Student loans: Low risk, attractive yield
Product can lead to additional lending opportunities in the future.
A college education continues to be one of the best investments a young person can make in terms of their earning potential, especially as it has become more of a requirement for the workplace.
The percentage of men and women with college degrees is at an all-time high, according to Statista 2017, and the number of Gen Z students going to college will continue to rise over the next several years, the National Center for Education Studies reports.
However, outcomes matter, and parents and students need to think more deliberately about what career the student will be pursuing and if that career justifies the investment.
Due to rising costs associated with attending college, education lending, including education refinancing and private, in-school student loans, will continue to grow.
We’ve also seen rising rates contribute to the increase of graduates refinancing their student loans to fixed-rate student loans to either reduce how much interest they’re paying or to lower their monthly payments.
The cost of education sets the standard for the amount of loans needed, and as schools continue to raise their tuition rates above the rate of inflation, demand for education loans has continued to increase.
Since federal loans are capped in terms of loan amount, private in-school student loans are a solution for students who have run out of financing options.
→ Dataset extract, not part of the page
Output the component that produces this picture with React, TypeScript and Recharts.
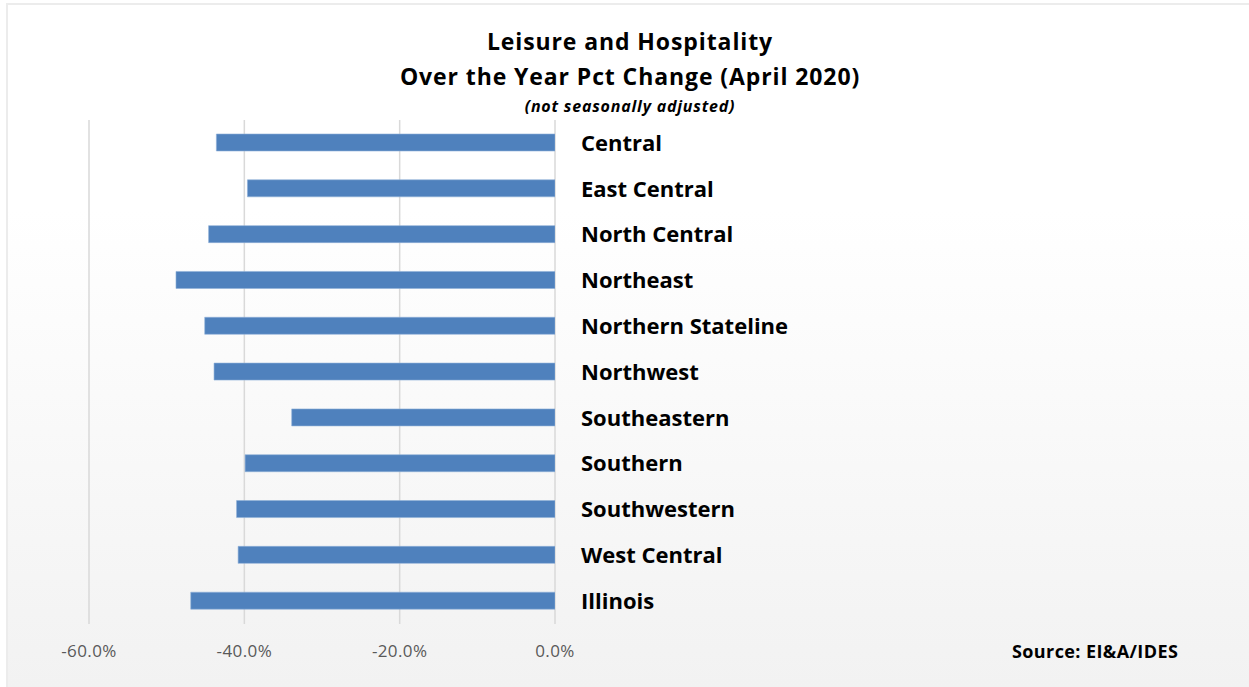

These students look to their community for assistance, and this is where credit unions come into play.
Student loan refinancing is pitted against rising interest rates. The rise in rates is driving more students with variable interest rate loans to refinance their student loans at a lower fixed rate.
Eighty-percent of LendKey’s student loan refinancings are fixed-rate loans. The opportunity to capture these highly educated borrowers at the beginning of their credit journeys can lead to additional lending opportunities as their needs evolve over time.
Credit unions have started to enter these asset classes with vigor, but only a few are deploying more than 1-2% of their capital into this expansive asset class. Default rates have been low historically, and more credit unions will continue to invest in these growing asset classes to appeal to younger generations, as well as get attractive yield returns relative to other options.